Kim Mu-yeol's performance anchors the entire production, delivering observations that move beyond performative judgment toward genuine compassion. His capacity to address both perpetrators and victims with equal moral seriousness—recognising human complexity without excusing harmful behaviour—elevates the show beyond typical crime-investigation narratives. Equally significant is Lee Sung-kyung's portrayal of ministerial authority, embodying the kind of principled leadership and conviction that audiences often wish to see more frequently in both fictional narratives and real-world governance. These performances prevent the show from becoming merely a catalogue of institutional failures by insisting on the human dignity of all parties involved.

The supporting cast, anchored by junior inspector Im Han-rim portrayed by Jin Ki-joo, provides necessary layers of investigation and institutional resistance. While some secondary characters occasionally veer toward excess, their presence establishes the operational reality of how systemic change must function through institutions themselves rather than through isolated heroes. This distributes moral and practical responsibility across multiple shoulders, suggesting that redemption and reform require collective commitment rather than individual salvation narratives.

The decision to generate conversation rather than provide definitive solutions reflects a sophisticated understanding of television's capacity to function as a social catalyst. By portraying institutional ills without resolving them neatly, the series maintains thematic honesty while inviting audiences to apply their critical faculties to their own contexts. The parallels viewers have drawn to anti-bullying measures in their own educational institutions, and the direct engagement from educators across the region, demonstrate this strategy's effectiveness.

For Malaysian and Southeast Asian audiences, the show's resonance reveals uncomfortable truths about how institutional violence operates across different national contexts. The mechanisms of bullying, the vulnerability of minors to criminal recruitment, and the pressures placed upon educators function with dismaying consistency across cultural and geographical boundaries. The series suggests that these are not aberrations specific to one nation but rather challenges inherent to how institutions process power, responsibility, and human vulnerability.
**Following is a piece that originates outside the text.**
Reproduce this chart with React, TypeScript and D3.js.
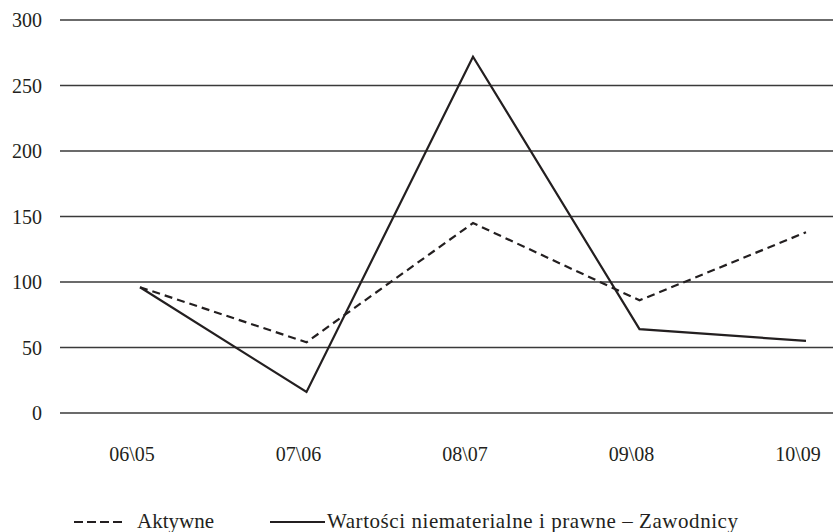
import React, { useEffect, useRef } from 'react';
import * as d3 from 'd3';

const categories = ['06\\05', '07\\06', '08\\07', '09\\08', '10\\09'];
const aktywne = [96, 54, 145, 86, 138];
const zawodnicy = [96, 16, 272, 64, 55];
const yTicks = [0, 50, 100, 150, 200, 250, 300];
const seriesNames = ['Aktywne', 'Wartości niematerialne i prawne – Zawodnicy'];

const width = 833;
const height = 532;
const font = '"Liberation Serif", "Times New Roman", serif';
const ink = '#231f20';

const App: React.FC = () => {
    const ref = useRef<SVGSVGElement>(null);

    useEffect(() => {
        const svg = d3.select(ref.current);
        svg.selectAll('*').remove();

        const x = d3.scalePoint<string>()
            .domain(categories)
            .range([140, 806]);

        const y = d3.scaleLinear()
            .domain([0, 300])
            .range([413, 20]);

        // gridlines + y labels
        const grid = svg.append('g');
        grid.selectAll('line')
            .data(yTicks)
            .enter()
            .append('line')
            .attr('x1', 60)
            .attr('x2', 833)
            .attr('y1', (d) => y(d))
            .attr('y2', (d) => y(d))
            .attr('stroke', '#3a3a3a')
            .attr('stroke-width', 1.3);

        grid.selectAll('text')
            .data(yTicks)
            .enter()
            .append('text')
            .attr('x', 42)
            .attr('y', (d) => y(d))
            .attr('dy', '0.35em')
            .attr('text-anchor', 'end')
            .attr('font-family', font)
            .attr('font-size', 20)
            .attr('fill', ink)
            .text((d) => d);

        // x labels (sit a little left of the points in the original)
        svg.append('g')
            .selectAll('text')
            .data(categories)
            .enter()
            .append('text')
            .attr('x', (d) => (x(d) as number) - 8)
            .attr('y', 461)
            .attr('text-anchor', 'middle')
            .attr('font-family', font)
            .attr('font-size', 20)
            .attr('fill', ink)
            .text((d) => d);

        const line = d3.line<number>()
            .x((d, i) => x(categories[i]) as number)
            .y((d) => y(d));

        svg.append('path')
            .datum(aktywne)
            .attr('d', line)
            .attr('fill', 'none')
            .attr('stroke', ink)
            .attr('stroke-width', 2.2)
            .attr('stroke-dasharray', '8,5');

        svg.append('path')
            .datum(zawodnicy)
            .attr('d', line)
            .attr('fill', 'none')
            .attr('stroke', ink)
            .attr('stroke-width', 2.2)
            .attr('stroke-linejoin', 'miter');

        // legend
        const legend = svg.append('g');
        legend.append('line')
            .attr('x1', 74).attr('x2', 124)
            .attr('y1', 522).attr('y2', 522)
            .attr('stroke', ink)
            .attr('stroke-width', 2.2)
            .attr('stroke-dasharray', '9,4');
        legend.append('text')
            .attr('x', 137).attr('y', 528)
            .attr('font-family', font)
            .attr('font-size', 21)
            .attr('fill', ink)
            .text(seriesNames[0]);
        legend.append('line')
            .attr('x1', 270).attr('x2', 325)
            .attr('y1', 522).attr('y2', 522)
            .attr('stroke', ink)
            .attr('stroke-width', 2.2);
        legend.append('text')
            .attr('x', 327).attr('y', 528)
            .attr('font-family', font)
            .attr('font-size', 21)
            .attr('fill', ink)
            .attr('textLength', 411)
            .attr('lengthAdjust', 'spacing')
            .text(seriesNames[1]);
    }, []);

    return (
        <svg ref={ref} width={width} height={height}
            style={{ position: 'absolute', left: 0, top: 0, background: '#fff' }}>
        </svg>
    );
};

export default App;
The show's concluding philosophical stance—that redemption and hope for forgiveness represent the only meaningful responses to transgression—offers neither easy comfort nor cynical resignation. Instead, it proposes that acknowledging the permanence of certain wrongs, while maintaining commitment to the possibility of change and growth, represents the mature position required of institutions and individuals alike. This stance acknowledges that societies and institutions, like individuals, cannot erase their failures but can choose how to respond to them moving forward.